**EXTRACTED INFORMATION:**
▬▬▬

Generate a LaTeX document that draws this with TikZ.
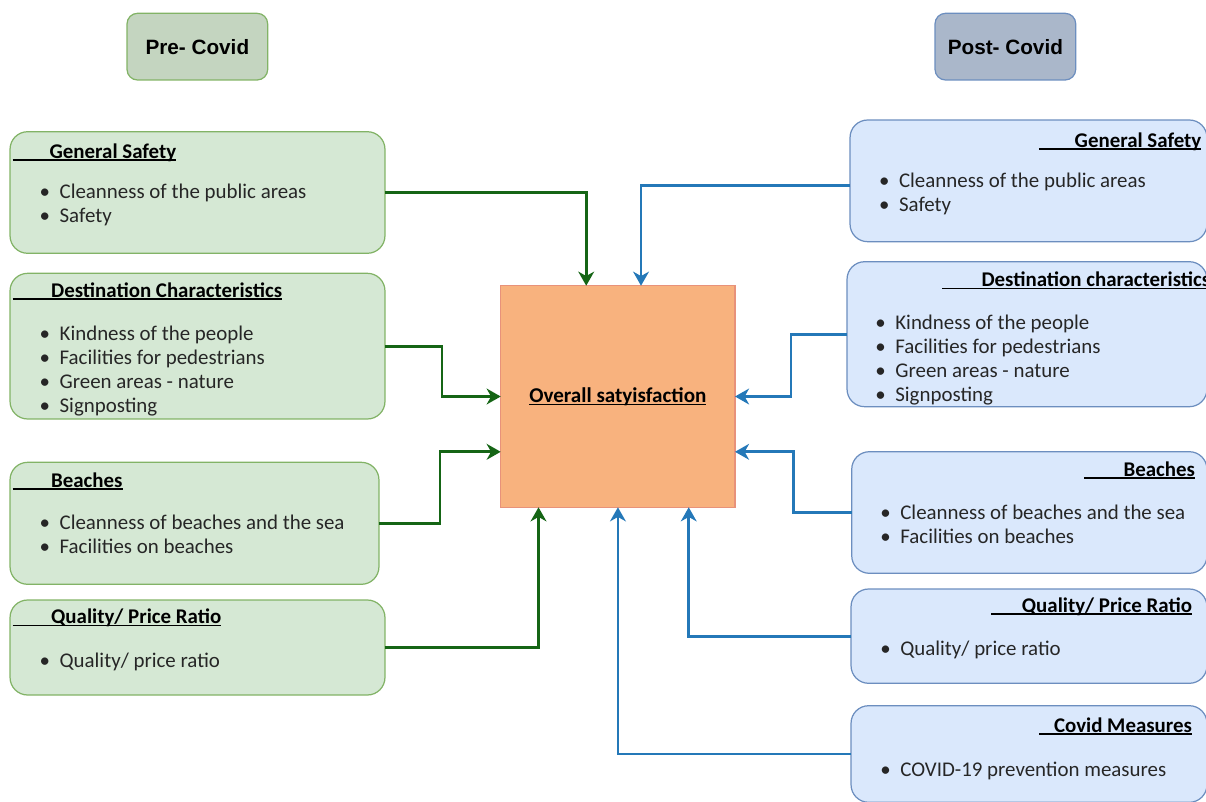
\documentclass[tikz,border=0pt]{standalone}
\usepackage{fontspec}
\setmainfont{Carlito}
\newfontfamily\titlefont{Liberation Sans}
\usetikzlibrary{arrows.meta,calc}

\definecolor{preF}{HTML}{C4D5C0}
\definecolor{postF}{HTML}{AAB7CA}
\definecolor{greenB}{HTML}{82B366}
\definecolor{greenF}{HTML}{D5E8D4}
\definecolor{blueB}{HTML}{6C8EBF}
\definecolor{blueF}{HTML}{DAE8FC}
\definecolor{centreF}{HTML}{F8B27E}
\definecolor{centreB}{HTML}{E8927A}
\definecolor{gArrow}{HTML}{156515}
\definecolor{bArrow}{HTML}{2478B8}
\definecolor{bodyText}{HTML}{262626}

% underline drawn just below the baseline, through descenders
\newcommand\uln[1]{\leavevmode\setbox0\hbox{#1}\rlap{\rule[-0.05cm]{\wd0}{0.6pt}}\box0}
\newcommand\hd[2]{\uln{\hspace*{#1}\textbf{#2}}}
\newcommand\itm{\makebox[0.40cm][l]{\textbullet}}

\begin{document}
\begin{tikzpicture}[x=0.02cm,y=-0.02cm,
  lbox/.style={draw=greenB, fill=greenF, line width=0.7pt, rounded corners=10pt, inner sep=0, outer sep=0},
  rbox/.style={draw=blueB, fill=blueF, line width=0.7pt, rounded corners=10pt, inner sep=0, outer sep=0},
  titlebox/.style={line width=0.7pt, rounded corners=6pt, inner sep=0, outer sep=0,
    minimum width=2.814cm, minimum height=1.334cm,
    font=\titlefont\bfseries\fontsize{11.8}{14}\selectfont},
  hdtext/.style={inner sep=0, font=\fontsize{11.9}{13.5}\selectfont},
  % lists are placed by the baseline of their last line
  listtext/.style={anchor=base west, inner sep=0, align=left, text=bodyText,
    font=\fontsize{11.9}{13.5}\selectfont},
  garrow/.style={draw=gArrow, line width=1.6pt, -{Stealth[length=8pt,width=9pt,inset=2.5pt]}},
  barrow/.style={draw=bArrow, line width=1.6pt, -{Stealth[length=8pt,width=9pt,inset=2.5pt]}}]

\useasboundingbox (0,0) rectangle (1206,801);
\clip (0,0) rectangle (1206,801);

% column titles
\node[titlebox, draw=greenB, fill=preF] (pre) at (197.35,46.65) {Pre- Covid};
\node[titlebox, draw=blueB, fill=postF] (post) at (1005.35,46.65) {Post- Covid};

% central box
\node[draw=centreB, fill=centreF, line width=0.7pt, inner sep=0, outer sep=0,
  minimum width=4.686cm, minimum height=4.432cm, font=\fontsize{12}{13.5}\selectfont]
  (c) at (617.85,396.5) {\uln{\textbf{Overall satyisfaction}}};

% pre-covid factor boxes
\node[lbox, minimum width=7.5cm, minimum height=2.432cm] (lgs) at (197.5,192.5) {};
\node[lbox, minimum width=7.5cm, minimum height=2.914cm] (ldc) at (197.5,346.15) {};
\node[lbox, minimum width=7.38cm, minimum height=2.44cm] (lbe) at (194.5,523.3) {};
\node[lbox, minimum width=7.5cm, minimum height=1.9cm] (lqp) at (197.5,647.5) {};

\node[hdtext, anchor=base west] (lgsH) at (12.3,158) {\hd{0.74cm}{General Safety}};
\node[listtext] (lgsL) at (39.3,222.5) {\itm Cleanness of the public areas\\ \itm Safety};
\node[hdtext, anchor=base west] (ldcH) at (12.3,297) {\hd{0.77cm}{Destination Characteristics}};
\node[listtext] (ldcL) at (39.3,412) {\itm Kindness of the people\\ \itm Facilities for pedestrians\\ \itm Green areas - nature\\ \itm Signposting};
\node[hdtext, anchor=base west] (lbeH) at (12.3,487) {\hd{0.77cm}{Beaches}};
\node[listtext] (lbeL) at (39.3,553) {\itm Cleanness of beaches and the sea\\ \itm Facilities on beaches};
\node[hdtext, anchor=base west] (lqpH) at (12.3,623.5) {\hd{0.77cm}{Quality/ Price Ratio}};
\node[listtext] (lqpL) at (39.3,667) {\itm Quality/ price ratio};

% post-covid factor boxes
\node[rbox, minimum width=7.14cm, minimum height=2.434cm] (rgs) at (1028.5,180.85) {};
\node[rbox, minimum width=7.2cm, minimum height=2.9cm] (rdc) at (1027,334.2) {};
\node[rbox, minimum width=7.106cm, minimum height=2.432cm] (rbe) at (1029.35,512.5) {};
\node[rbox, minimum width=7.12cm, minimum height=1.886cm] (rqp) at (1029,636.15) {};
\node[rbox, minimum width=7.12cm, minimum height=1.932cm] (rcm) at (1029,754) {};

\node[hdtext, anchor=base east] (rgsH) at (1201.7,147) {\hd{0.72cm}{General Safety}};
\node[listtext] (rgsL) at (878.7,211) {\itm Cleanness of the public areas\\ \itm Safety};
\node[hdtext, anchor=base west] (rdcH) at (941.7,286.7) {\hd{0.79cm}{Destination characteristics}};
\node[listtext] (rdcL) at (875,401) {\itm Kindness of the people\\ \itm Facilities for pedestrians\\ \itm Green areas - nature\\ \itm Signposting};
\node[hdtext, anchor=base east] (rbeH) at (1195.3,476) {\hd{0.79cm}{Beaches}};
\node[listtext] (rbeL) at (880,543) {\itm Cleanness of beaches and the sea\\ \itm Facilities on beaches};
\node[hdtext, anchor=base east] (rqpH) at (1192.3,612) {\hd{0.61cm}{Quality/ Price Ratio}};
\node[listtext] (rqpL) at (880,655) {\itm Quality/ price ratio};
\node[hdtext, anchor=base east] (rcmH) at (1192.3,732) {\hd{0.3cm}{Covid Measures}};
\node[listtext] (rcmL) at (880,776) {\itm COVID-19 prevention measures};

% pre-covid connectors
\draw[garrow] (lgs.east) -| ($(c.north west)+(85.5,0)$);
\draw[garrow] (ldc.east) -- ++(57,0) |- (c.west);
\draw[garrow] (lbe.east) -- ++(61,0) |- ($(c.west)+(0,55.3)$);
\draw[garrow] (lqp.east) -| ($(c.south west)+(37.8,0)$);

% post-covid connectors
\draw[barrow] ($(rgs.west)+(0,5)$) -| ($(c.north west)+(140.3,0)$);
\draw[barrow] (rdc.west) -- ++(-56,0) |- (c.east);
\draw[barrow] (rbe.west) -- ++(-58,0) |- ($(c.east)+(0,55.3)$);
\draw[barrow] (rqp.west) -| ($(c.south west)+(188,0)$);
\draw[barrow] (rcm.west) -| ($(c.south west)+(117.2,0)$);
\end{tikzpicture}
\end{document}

▬▬▬

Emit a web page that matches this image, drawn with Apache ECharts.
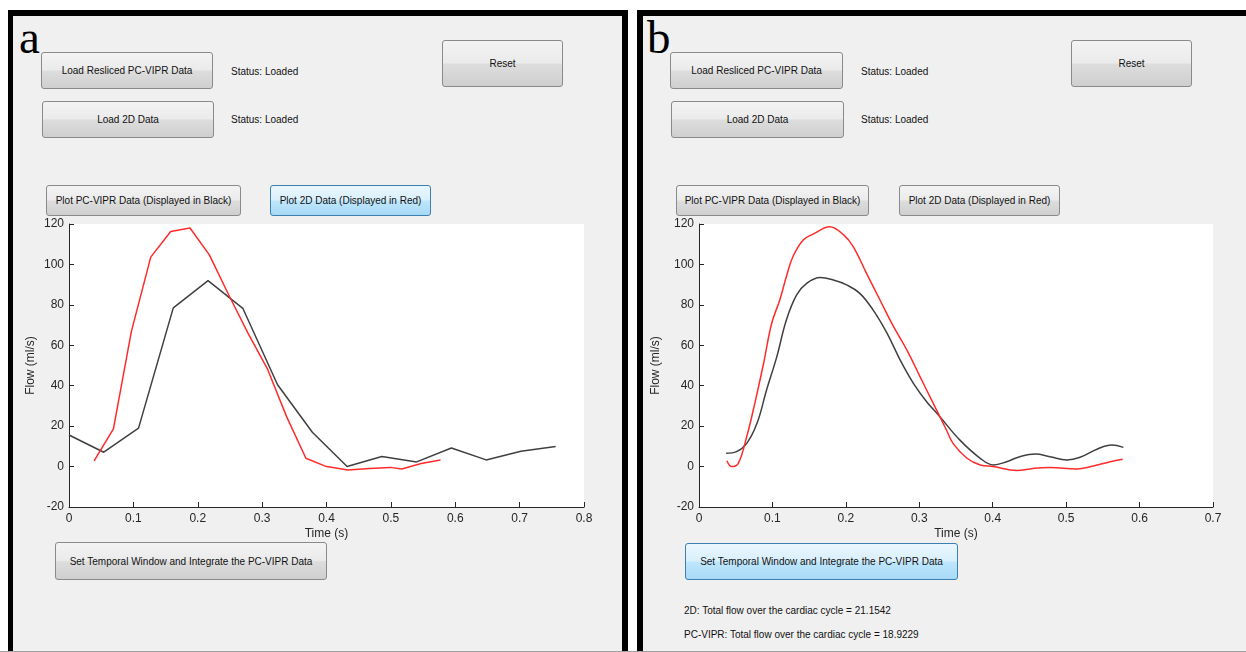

▬▬▬

**THE REQUEST:** Using the material above, state how many lines include the string "this". Answer with a single number.

**OUTPUT BELOW:** 2